I win at life.
I. Inspired moment where I remember my mother joking three years ago that she wanted something. In seeking a gift for my Jester today, I saw this other item and now it is in the kitchen window. It is a venus flytrap. For reals. My mom had a good laugh.
II. Grim tried to bite my face, but I think she was mad at Sirius and got carried away when I picked her up. Deady tried to bite me on purpose because he is a sassy cat. Lemony bit me because I was holding a squeaker…Sirius bit me because my shoes have laces and he wasn’t doing a very good job at untying them…Domino didn’t bite me because she is a good, careful dog…and she also jumped backwards up onto the couch without even looking when we were playing with a piece of cardboard earlier. Domino is an awesome dog. (This was written like a gradeschooler did it. Yikes.)
III. I am supposed to not say anything (so shh!), but two of my managers have confided that out of our supervisors, I do a good job way more consistently than the others.
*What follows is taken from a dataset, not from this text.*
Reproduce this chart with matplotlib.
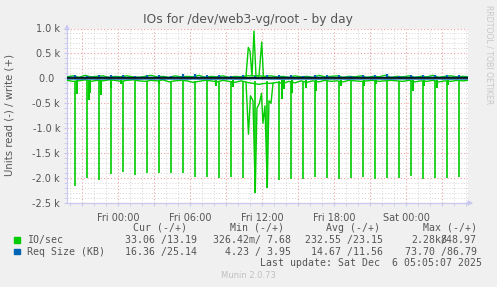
import matplotlib
matplotlib.use("Agg")
import matplotlib.pyplot as plt
from matplotlib.ticker import MultipleLocator, FuncFormatter
import numpy as np

# hours relative to Fri 00:00, values in k (thousands)
base_hours = np.arange(-4.25, 29.26, 0.5)
read_base = [-0.04, -0.06, -0.05, -0.03, -0.06, -0.04, -0.05, -0.03, -0.04, -0.06,
             -0.04, -0.03, -0.05, -0.06, -0.04, -0.05, -0.03, -0.07, -0.05, -0.04,
             -0.05, -0.08, -0.06, -0.04, -0.05, -0.07, -0.04, -0.06, -0.08, -0.05,
             -0.08, -0.10, -0.12, -0.10, -0.10, -0.08, -0.10, -0.06, -0.09, -0.05,
             -0.08, -0.05, -0.07, -0.04, -0.06, -0.05, -0.07, -0.04, -0.05, -0.06,
             -0.05, -0.04, -0.06, -0.05, -0.04, -0.05, -0.06, -0.04, -0.07, -0.05,
             -0.06, -0.04, -0.07, -0.05, -0.06, -0.04, -0.05, -0.04]
write_base = [0.03, 0.05, 0.02, 0.06, 0.03, 0.04, 0.05, 0.02, 0.04, 0.03,
              0.05, 0.03, 0.02, 0.04, 0.06, 0.03, 0.04, 0.02, 0.05, 0.03,
              0.04, 0.03, 0.06, 0.02, 0.04, 0.03, 0.05, 0.02, 0.04, 0.03,
              0.05, 0.05, 0.05, 0.04, 0.05, 0.03, 0.04, 0.02, 0.05, 0.03,
              0.04, 0.02, 0.06, 0.03, 0.04, 0.05, 0.02, 0.04, 0.03, 0.05,
              0.02, 0.04, 0.03, 0.06, 0.02, 0.04, 0.03, 0.05, 0.02, 0.04,
              0.03, 0.06, 0.02, 0.04, 0.05, 0.03, 0.04, 0.03]
req_read = [-0.016, -0.015, -0.018, -0.014, -0.016, -0.017, -0.015, -0.016, -0.014, -0.017,
            -0.015, -0.016, -0.018, -0.015, -0.016, -0.014, -0.017, -0.015, -0.016, -0.015,
            -0.017, -0.014, -0.016, -0.015, -0.018, -0.016, -0.015, -0.014, -0.016, -0.017,
            -0.012, -0.010, -0.011, -0.013, -0.015, -0.016, -0.017, -0.015, -0.016, -0.014,
            -0.016, -0.015, -0.017, -0.016, -0.015, -0.014, -0.016, -0.017, -0.015, -0.016,
            -0.014, -0.016, -0.015, -0.017, -0.016, -0.015, -0.014, -0.016, -0.015, -0.017,
            -0.016, -0.015, -0.014, -0.016, -0.017, -0.015, -0.016, -0.016]
req_write = [0.020, 0.025, 0.018, 0.022, 0.024, 0.019, 0.023, 0.021, 0.025, 0.020,
             0.022, 0.018, 0.024, 0.021, 0.023, 0.020, 0.025, 0.019, 0.022, 0.024,
             0.020, 0.023, 0.021, 0.025, 0.019, 0.022, 0.024, 0.020, 0.023, 0.021,
             0.012, 0.010, 0.011, 0.014, 0.020, 0.024, 0.021, 0.023, 0.019, 0.022,
             0.025, 0.020, 0.023, 0.021, 0.024, 0.019, 0.022, 0.025, 0.020, 0.023,
             0.021, 0.024, 0.019, 0.022, 0.025, 0.020, 0.023, 0.021, 0.024, 0.019,
             0.022, 0.025, 0.020, 0.023, 0.021, 0.024, 0.022, 0.025]

# hourly read bursts
spike_hours = np.arange(-3.56, 28.5, 1.0)
spike_read = [-2.15, -2.00, -2.04, -1.92, -1.88, -1.93, -1.90, -1.90, -1.90, -1.90,
              -1.97, -1.97, -2.00, -1.97, -2.00, -2.29, -2.19, -2.04, -2.02, -2.02,
              -1.98, -2.00, -2.02, -2.00, -1.98, -2.01, -1.99, -2.00, -1.96, -2.02,
              -1.99, -1.99, -1.97]
spike_req = [0.07, 0.04, 0.06, 0.07, 0.06, 0.05, 0.06, 0.07, 0.05, 0.08,
             0.08, 0.06, 0.07, 0.05, 0.06, 0.04, 0.06, 0.07, 0.06, 0.05,
             0.06, 0.07, 0.06, 0.05, 0.07, 0.06, 0.08, 0.05, 0.06, 0.07,
             0.06, 0.07, 0.06]

# smaller read dips
dip_hours = [-3.42, -2.42, -2.30, -1.42, -0.60, 0.25, 3.40, 8.17, 9.58, 13.67,
             13.83, 14.52, 15.64, 16.52, 18.56, 20.50, 21.54, 24.58, 25.50, 26.58, 27.50]
dip_read = [-0.32, -0.43, -0.30, -0.33, -0.20, -0.12, -0.12, -0.16, -0.18, -0.42,
            -0.22, -0.30, -0.20, -0.25, -0.15, -0.15, -0.12, -0.26, -0.15, -0.20, -0.13]

# midday burst
burst_read_hours = [10.67, 10.875, 11.04, 11.25, 11.44, 11.58, 11.79, 11.96, 12.08,
                    12.25, 12.44, 12.58, 12.75, 12.92]
burst_read = [-0.08, -1.12, -0.35, -0.45, -2.29, -0.60, -0.50, -0.30, -0.90,
              -0.55, -2.19, -0.45, -0.50, -0.10]
burst_write_hours = [10.67, 10.86, 11.0, 11.17, 11.33, 11.5, 11.75, 11.98, 12.12]
burst_write = [0.04, 0.62, 0.55, 0.05, 0.95, 0.05, 0.05, 0.73, 0.03]

legend_rows = [
    ("IO/sec", "#00cc00", "33.06 /13.19", "326.42m/ 7.68", "232.55 /23.15", "2.28k/", "848.97"),
    ("Req Size (KB)", "#0066b3", "16.36 /25.14", "4.23 / 3.95", "14.67 /11.56", "", "73.70 /86.79"),
]

GREEN = "#00cc00"
BLUE = "#0066b3"
AXC = "#c8c8f0"
TXT = "#555555"

fig = plt.figure(figsize=(4.97, 2.87), dpi=100, facecolor="#f0f0f0")
W, H = 497, 287
ax = fig.add_axes([67 / W, 1 - 203 / H, (468 - 67) / W, (203 - 28.5) / H])
ax.set_facecolor("white")
ax.set_xlim(-4.25, 29.17)
ax.set_ylim(-2.5, 1.0)

ax.xaxis.set_major_locator(MultipleLocator(3))
ax.xaxis.set_minor_locator(MultipleLocator(1))
ax.yaxis.set_major_locator(MultipleLocator(0.5))
ax.yaxis.set_minor_locator(MultipleLocator(0.1))
ax.grid(which="minor", color="#d4d4d4", linestyle=(0, (1, 2)), linewidth=0.7)
ax.grid(which="major", color="#f0a0a0", linestyle=(0, (1, 2)), linewidth=0.8)
ax.set_axisbelow(True)


def xfmt(h, pos):
    h = int(round(h))
    if h % 6:
        return ""
    day = ["Thu", "Fri", "Sat", "Sun"][h // 24 + 1]
    return f"{day} {h % 24:02d}:00"


def yfmt(v, pos):
    if abs(v) < 1e-9:
        return "0.0  "
    return f"{v:.1f} k"


ax.xaxis.set_major_formatter(FuncFormatter(xfmt))
ax.yaxis.set_major_formatter(FuncFormatter(yfmt))
ax.tick_params(axis="both", which="both", length=2, color=AXC, labelcolor=TXT,
               labelsize=7, pad=3)
ax.tick_params(axis="x", which="major", pad=5)

for s in ["top", "right"]:
    ax.spines[s].set_visible(False)
for s in ["left", "bottom"]:
    ax.spines[s].set_color(AXC)
    ax.spines[s].set_linewidth(0.9)

# IO/sec
ax.plot(base_hours, read_base, color=GREEN, lw=1.0, zorder=3)
ax.plot(base_hours, write_base, color=GREEN, lw=1.0, zorder=3)
ax.vlines(spike_hours, -0.05, spike_read, color=GREEN, lw=1.2, zorder=3)
ax.vlines(dip_hours, -0.03, dip_read, color=GREEN, lw=1.5, zorder=3)
ax.plot(burst_read_hours, burst_read, color=GREEN, lw=1.0, zorder=3)
ax.plot(burst_write_hours, burst_write, color=GREEN, lw=1.0, zorder=3)
# Req Size
ax.plot(base_hours, req_read, color=BLUE, lw=0.8, zorder=4)
ax.plot(base_hours, req_write, color=BLUE, lw=0.8, zorder=4)
ax.vlines(spike_hours, 0.0, spike_req, color=BLUE, lw=1.6, zorder=4)
ax.axhline(0, color="black", lw=1.1, zorder=5)

# axis arrows
ax.annotate("", xy=(0, 1.04), xytext=(0, 0.98), xycoords="axes fraction",
            arrowprops=dict(arrowstyle="-|>", color=AXC, lw=0.9, mutation_scale=7))
ax.annotate("", xy=(1.02, 0), xytext=(0.99, 0), xycoords="axes fraction",
            arrowprops=dict(arrowstyle="-|>", color=AXC, lw=0.9, mutation_scale=7))

fig.text(248 / W, 1 - 19 / H, "IOs for /dev/web3-vg/root - by day", ha="center",
         va="center", fontsize=8.8, color=TXT)
fig.text(10 / W, 1 - 115 / H, "Units read (-) / write (+)", rotation=90,
         ha="center", va="center", fontsize=7.3, color=TXT)
fig.text(489 / W, 1 - 5 / H, "RRDTOOL / TOBI OETIKER", rotation=270, ha="center",
         va="top", fontsize=5.6, color="#c8c8c8")

mono = dict(family="DejaVu Sans Mono", fontsize=7.1, color=TXT, va="center")
hy = 1 - 227.7 / H
for txt, xe in [("Cur (-/+)", 186.7), ("Min (-/+)", 284), ("Avg (-/+)", 380),
                ("Max (-/+)", 476.7)]:
    fig.text(xe / W, hy, txt, ha="right", **mono)

for i, (name, col, cur, mn, avg, mx_a, mx_b) in enumerate(legend_rows):
    y = 240 + 11.7 * i
    fig.patches.append(plt.Rectangle((14 / W, 1 - (y + 2.6) / H), 5.5 / W, 5.5 / H,
                                     transform=fig.transFigure, color=col))
    fig.text(26.7 / W, 1 - y / H, name, ha="left", **mono)
    fig.text(196.7 / W, 1 - y / H, cur, ha="right", **mono)
    fig.text(290.7 / W, 1 - y / H, mn, ha="right", **mono)
    fig.text(383.3 / W, 1 - y / H, avg, ha="right", **mono)
    if mx_a:
        # munin's max column overflows here, so the two values overlap by one glyph
        fig.text(446.9 / W, 1 - y / H, mx_a, ha="right", **mono)
    fig.text(476.7 / W, 1 - y / H, mx_b, ha="right", **mono)

fig.text(482.3 / W, 1 - 263.3 / H, "Last update: Sat Dec  6 05:05:07 2025",
         ha="right", **mono)
fig.text(248 / W, 1 - 276 / H, "Munin 2.0.73", ha="center", va="center",
         fontsize=6, color="#c0c0c0")

fig.savefig("out.png", dpi=100, facecolor=fig.get_facecolor())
This is a win for me because I was pretty sure one of them didn’t even like me very much…and as a person, that may be true…but I’m glad he thinks I do a good job.
IV. I thought of something a few days ago, and I am pretty excited…if I can just get myself started, I have a story in mind that I may even be able to actually FINISH. A short story. About that situation at the water that you took it into your head to describe for whatever absurd reason (because you knew it was completely hypothetical) and make your argument on why she could not be left alone with me, like the water would materialise in your very living room! What idiocy. We must remain under your supervision because I’d let her drown? There is a myriad of reasons why people are typically barred from one another’s company without additional parties…usually that isn’t one of them (unless said people are children, which we weren’t and aren’t). Since that day, many are the stupid reasons I’ve heard people give for things they say and do, but you never justified that one. Failed utterly. And never made out that you were joking. Said it all in your self-assured, abrasive voice, and even before I was the Wolf, I had the inclination to get irritated and argue with you that you were being ridiculous, and still you didn’t let up. Has it been four years? Five? (This questioning myself is pointless…thanks to Xanga, I can pinpoint the exact date…12 July) I have not forgotten. Nor the raised eyebrows or the mild expression on her face when I looked to her for an ally. (Did she think we were both being ridiculous? Funny…that’s really never occured to me before…) But now there’s this: I can make this happen. I can tell this story. She can drown. Fine. I have already been drowned many times, and once by her own hand. It’s not so bad. And you know what? For all that hypothetical blame you would have placed on me, I know that even you wouldn’t have been prepared for the monster.